Charts and diagrams as code
--- BEGIN ---

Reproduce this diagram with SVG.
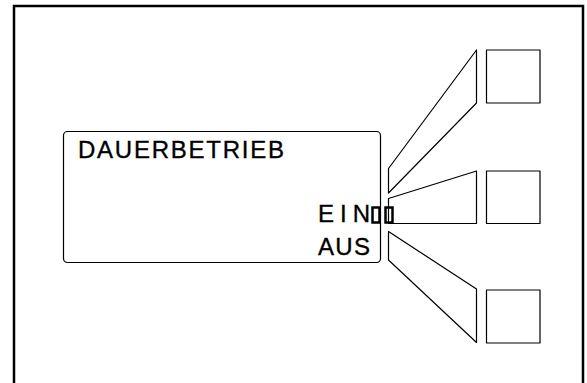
<svg xmlns="http://www.w3.org/2000/svg" width="587" height="383" viewBox="0 0 587 383">
<style>
.ln{fill:none;stroke:#000;stroke-width:1.2;stroke-linejoin:round}
.tx{font-family:"Liberation Sans","DejaVu Sans",sans-serif;font-size:24px;fill:#000;stroke:#000;stroke-width:0.35}
.tofu{fill:none;stroke:#000;stroke-width:2.5}
</style>
<rect x="0" y="0" width="587" height="383" fill="#fff"/>
<path d="M14,390 V6 H583 V390" fill="none" stroke="#000" stroke-width="2.5"/>
<g id="display">
<rect class="ln" x="63.5" y="131.5" width="317" height="131" rx="4"/>
<text class="tx" x="78" y="158" textLength="206" lengthAdjust="spacing">DAUERBETRIEB</text>
<text class="tx" x="318" y="222" textLength="52" lengthAdjust="spacing">EIN</text>
<rect class="tofu" x="372.5" y="207.5" width="7" height="15"/>
<rect class="tofu" x="385.5" y="207.5" width="7" height="15"/>
<text class="tx" x="318" y="254.5" textLength="52" lengthAdjust="spacing">AUS</text>
</g>
<g id="connectors">
<polygon class="ln" points="388.5,168.5 476.5,50 476.5,103 388.5,193"/>
<polygon class="ln" points="388.5,198.5 476.5,171 476.5,223.5 388.5,223.5"/>
<polygon class="ln" points="388.5,231.5 476.5,289 476.5,342.5 388.5,260"/>
</g>
<g id="button1"><rect class="ln" x="486.5" y="50" width="53.5" height="53"/></g>
<g id="button2"><rect class="ln" x="486.5" y="171" width="53.5" height="52.5"/></g>
<g id="button3"><rect class="ln" x="486.5" y="290" width="53.5" height="53"/></g>
</svg>
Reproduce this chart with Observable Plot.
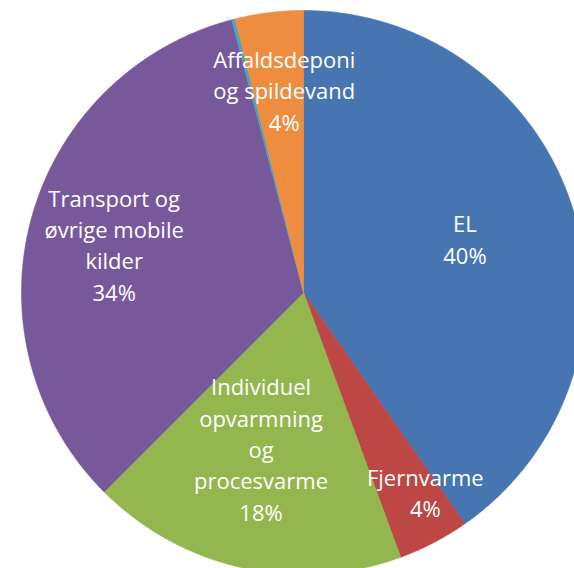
<!DOCTYPE html>
<html>
<head>
<meta charset="utf-8">
<script src="https://cdn.jsdelivr.net/npm/d3@7"></script>
<script src="https://cdn.jsdelivr.net/npm/@observablehq/plot@0.6"></script>
<style>
  html, body { margin: 0; padding: 0; background: #fff; }
  #chart svg { display: block; }
</style>
</head>
<body>
<div id="chart"></div>
<script>
// Data (clockwise from 12 o'clock)
const categories = ["EL", "Fjernvarme", "Individuel opvarmning og procesvarme", "Transport og øvrige mobile kilder", "Øvrige", "Affaldsdeponi og spildevand"];
const values = [40.3, 4.1, 18.1, 33.4, 0.2, 3.9];
const labelTexts = ["EL\n40%", "Fjernvarme\n4%", "Individuel\nopvarmning\nog\nprocesvarme\n18%", "Transport og\nøvrige mobile\nkilder\n34%", "", "Affaldsdeponi\nog spildevand\n4%"];

// Styling / layout
const colors = ["#4675B1", "#BC4744", "#93B64F", "#76589B", "#47A6C0", "#EE8D3F"];
const labelRadius = [0.60, 0.84, 0.585, 0.69, 0, 0.71];
const labelAngleShift = [0, -3.4, 2.5, -1.8, 0, 1.5]; // degrees

const pie = d3.pie().sort(null).value(d => d.value);
const arcs = pie(categories.map((c, i) => ({category: c, value: values[i]})));

// Slice outlines in unit-circle coordinates
const slicePts = [];
arcs.forEach(a => {
  const c = a.data.category;
  slicePts.push({category: c, x: 0, y: 0});
  const n = Math.max(2, Math.ceil((a.endAngle - a.startAngle) / (Math.PI / 360)));
  for (let k = 0; k <= n; k++) {
    const t = a.startAngle + (a.endAngle - a.startAngle) * k / n;
    slicePts.push({category: c, x: Math.sin(t), y: Math.cos(t)});
  }
  slicePts.push({category: c, x: 0, y: 0});
});

const labels = arcs.map((a, i) => {
  const mid = (a.startAngle + a.endAngle) / 2 + labelAngleShift[i] * Math.PI / 180;
  return {text: labelTexts[i], x: labelRadius[i] * Math.sin(mid), y: labelRadius[i] * Math.cos(mid)};
}).filter(d => d.text);

const cx = 303, cy = 292, R = 282;
const chart = Plot.plot({
  width: 574,
  height: 568,
  margin: 0,
  x: {domain: [-1, 1], range: [cx - R, cx + R], axis: null},
  y: {domain: [-1, 1], range: [cy + R, cy - R], axis: null},
  color: {domain: categories, range: colors, legend: false},
  style: {background: "white", overflow: "hidden"},
  marks: [
    Plot.line(slicePts, {x: "x", y: "y", z: "category", fill: "category", stroke: "category", strokeWidth: 0.6, curve: "linear"}),
    Plot.text(labels, {x: "x", y: "y", text: "text", fill: "white", fontSize: 22, fontFamily: "'Open Sans', sans-serif", lineHeight: 1.43, lineAnchor: "middle", textAnchor: "middle", dy: -4})
  ]
});
document.getElementById("chart").appendChild(chart);
</script>
</body>
</html>
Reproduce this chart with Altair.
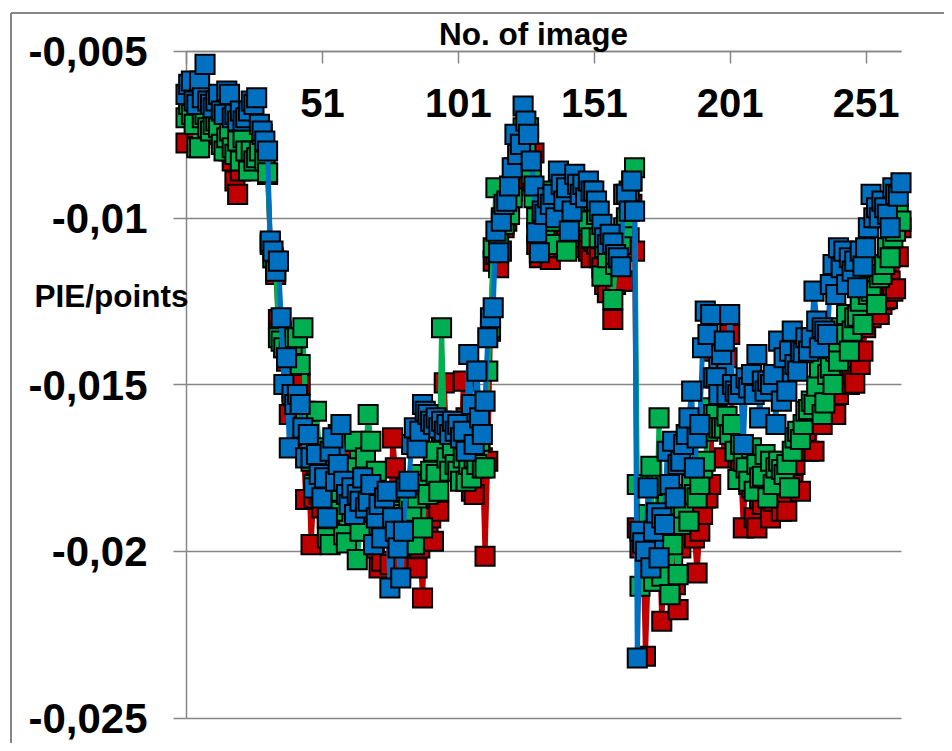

--- END ---

- **Task**: Quote the preceding listing precisely and completely, omitting its images.

- **Answer to this problem**:
Reproduce this diagram with SVG.
<svg xmlns="http://www.w3.org/2000/svg" width="587" height="383" viewBox="0 0 587 383">
<style>
.ln{fill:none;stroke:#000;stroke-width:1.2;stroke-linejoin:round}
.tx{font-family:"Liberation Sans","DejaVu Sans",sans-serif;font-size:24px;fill:#000;stroke:#000;stroke-width:0.35}
.tofu{fill:none;stroke:#000;stroke-width:2.5}
</style>
<rect x="0" y="0" width="587" height="383" fill="#fff"/>
<path d="M14,390 V6 H583 V390" fill="none" stroke="#000" stroke-width="2.5"/>
<g id="display">
<rect class="ln" x="63.5" y="131.5" width="317" height="131" rx="4"/>
<text class="tx" x="78" y="158" textLength="206" lengthAdjust="spacing">DAUERBETRIEB</text>
<text class="tx" x="318" y="222" textLength="52" lengthAdjust="spacing">EIN</text>
<rect class="tofu" x="372.5" y="207.5" width="7" height="15"/>
<rect class="tofu" x="385.5" y="207.5" width="7" height="15"/>
<text class="tx" x="318" y="254.5" textLength="52" lengthAdjust="spacing">AUS</text>
</g>
<g id="connectors">
<polygon class="ln" points="388.5,168.5 476.5,50 476.5,103 388.5,193"/>
<polygon class="ln" points="388.5,198.5 476.5,171 476.5,223.5 388.5,223.5"/>
<polygon class="ln" points="388.5,231.5 476.5,289 476.5,342.5 388.5,260"/>
</g>
<g id="button1"><rect class="ln" x="486.5" y="50" width="53.5" height="53"/></g>
<g id="button2"><rect class="ln" x="486.5" y="171" width="53.5" height="52.5"/></g>
<g id="button3"><rect class="ln" x="486.5" y="290" width="53.5" height="53"/></g>
</svg>
Reproduce this chart with Observable Plot.
<!DOCTYPE html>
<html>
<head>
<meta charset="utf-8">
<script src="https://cdn.jsdelivr.net/npm/d3@7"></script>
<script src="https://cdn.jsdelivr.net/npm/@observablehq/plot@0.6"></script>
<style>
  html, body { margin: 0; padding: 0; background: #fff; }
  #chart svg { display: block; }
</style>
</head>
<body>
<div id="chart"></div>
<script>
// Data (clockwise from 12 o'clock)
const categories = ["EL", "Fjernvarme", "Individuel opvarmning og procesvarme", "Transport og øvrige mobile kilder", "Øvrige", "Affaldsdeponi og spildevand"];
const values = [40.3, 4.1, 18.1, 33.4, 0.2, 3.9];
const labelTexts = ["EL\n40%", "Fjernvarme\n4%", "Individuel\nopvarmning\nog\nprocesvarme\n18%", "Transport og\nøvrige mobile\nkilder\n34%", "", "Affaldsdeponi\nog spildevand\n4%"];

// Styling / layout
const colors = ["#4675B1", "#BC4744", "#93B64F", "#76589B", "#47A6C0", "#EE8D3F"];
const labelRadius = [0.60, 0.84, 0.585, 0.69, 0, 0.71];
const labelAngleShift = [0, -3.4, 2.5, -1.8, 0, 1.5]; // degrees

const pie = d3.pie().sort(null).value(d => d.value);
const arcs = pie(categories.map((c, i) => ({category: c, value: values[i]})));

// Slice outlines in unit-circle coordinates
const slicePts = [];
arcs.forEach(a => {
  const c = a.data.category;
  slicePts.push({category: c, x: 0, y: 0});
  const n = Math.max(2, Math.ceil((a.endAngle - a.startAngle) / (Math.PI / 360)));
  for (let k = 0; k <= n; k++) {
    const t = a.startAngle + (a.endAngle - a.startAngle) * k / n;
    slicePts.push({category: c, x: Math.sin(t), y: Math.cos(t)});
  }
  slicePts.push({category: c, x: 0, y: 0});
});

const labels = arcs.map((a, i) => {
  const mid = (a.startAngle + a.endAngle) / 2 + labelAngleShift[i] * Math.PI / 180;
  return {text: labelTexts[i], x: labelRadius[i] * Math.sin(mid), y: labelRadius[i] * Math.cos(mid)};
}).filter(d => d.text);

const cx = 303, cy = 292, R = 282;
const chart = Plot.plot({
  width: 574,
  height: 568,
  margin: 0,
  x: {domain: [-1, 1], range: [cx - R, cx + R], axis: null},
  y: {domain: [-1, 1], range: [cy + R, cy - R], axis: null},
  color: {domain: categories, range: colors, legend: false},
  style: {background: "white", overflow: "hidden"},
  marks: [
    Plot.line(slicePts, {x: "x", y: "y", z: "category", fill: "category", stroke: "category", strokeWidth: 0.6, curve: "linear"}),
    Plot.text(labels, {x: "x", y: "y", text: "text", fill: "white", fontSize: 22, fontFamily: "'Open Sans', sans-serif", lineHeight: 1.43, lineAnchor: "middle", textAnchor: "middle", dy: -4})
  ]
});
document.getElementById("chart").appendChild(chart);
</script>
</body>
</html>
Reproduce this chart with Altair.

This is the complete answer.